In Einstein's general theory of relativity, space has a geometry that makes it curve around objects, and in turn influences how those objects move in space. The common visual analogy, which simplifies this concept, likens it to what happens when a bowling ball rolls around on a trampoline — the trampoline bends around the ball, but also pushes it in different directions.

Gravitational waves are thought of as "ripples" in space caused by the movement of very large objects through space. Einstein's theory suggested that massive objects would create these disturbances in space as they move.

As in their first discovery, the researchers say the signal they spotted this time came from two black holes about 1.4 billion light years away. These black holes, which were 14 and 8 times the size of the sun, orbited each other until they finally merged, producing an even more massive black hole 21 times larger than the sun, and sending the ripples out into space. The black holes in the original detection were about the same distance from Earth as the latest observation.
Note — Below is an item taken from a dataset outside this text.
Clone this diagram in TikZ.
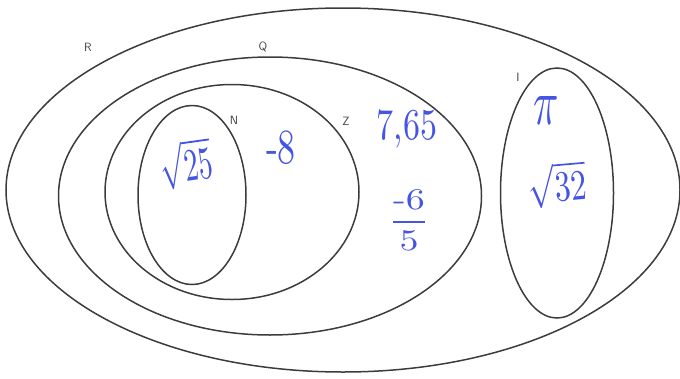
\documentclass[tikz,border=0pt]{standalone}
\usetikzlibrary{shapes.geometric}
\usepackage{graphicx}
\usepackage{amsmath}
\definecolor{setgray}{RGB}{60,60,60}
\definecolor{hwblue}{RGB}{70,85,225}
\newcommand{\hwtext}[3]{\scalebox{#1}[#2]{#3}}
\begin{document}
\begin{tikzpicture}[x=1pt,y=-1pt,
  setell/.style={draw=setgray, line width=1.5pt, ellipse, inner sep=0pt},
  lab/.style={font=\sffamily\fontsize{12}{12}\selectfont, text=black!75, inner sep=0pt},
  hw/.style={text=hwblue, inner sep=0pt}]
\useasboundingbox (0,0) rectangle (680,378);
\node[setell, minimum width=674pt, minimum height=364pt] (R) at (343,190) {};
\node[setell, minimum width=423pt, minimum height=278pt] (Q) at (270,196) {};
\node[setell, minimum width=254pt, minimum height=215pt] (Z) at (232,192) {};
\node[setell, minimum width=108pt, minimum height=179pt] (N) at (192,195) {};
\node[setell, minimum width=113pt, minimum height=250pt] (I) at (557,193) {};
\node[lab] (lR) at (88,47) {R};
\node[lab] (lQ) at (263,47) {Q};
\node[lab] (lN) at (234,120) {N};
\node[lab] (lZ) at (346,121) {Z};
\node[lab] (lI) at (518,77) {I};
\node[hw, rotate=8] (t25) at (186,164) {\hwtext{2.85}{4.6}{$\sqrt{25}$}};
\node[hw] (tm8) at (281,148) {\hwtext{3.6}{4.9}{-8}};
\node[hw] (t765) at (407,129) {\hwtext{3.4}{4.4}{7,65}};
\node[hw] (tfrac) at (409,220) {\hwtext{3.8}{3}{$\dfrac{\text{-}6}{5}$}};
\node[hw] (tpi) at (546,111) {\hwtext{4.2}{6.5}{$\pi$}};
\node[hw, rotate=5] (t32) at (557,185) {\hwtext{3.2}{4.3}{$\sqrt{32}$}};
\end{tikzpicture}
\end{document}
Reitze noted that the detectors were able to "hear" these gravitational waves while running at only half their full sensitivity, so "in the future, when we start running again, we are going to be seeing a lot of these binary black hole systems," he said. "We are going to learn a lot about black holes, using LIGO. Even if nothing else comes into our detectors, we are going to own black hole astronomy."

But he said, they do expect to see other sources of waves, such as collisions of neutron stars, or even, possibly, a supernova going off somewhere in the galaxy.

"We are going to add to the future of this field, which we call multi-messenger astronomy, and I think that is very exciting," he said. This field is roughly defined as the ability to gather information about space through many means beyond traditional astronomy.

"The future of gravitational astronomy is very bright," he said."We are going to be discovering things we know or expect to see, but we are also going to be discovering things we did not expect to see," he said.

"What would be my best hope is if we would start to see something in our data that might start to show that general relativity might not be right, at least in the regimes that we are looking at. So we would start to get a sense of what comes after general relativity. And that would be tremendously exciting. I am not going to bet against Einstein, but we could, and that would be fantastic."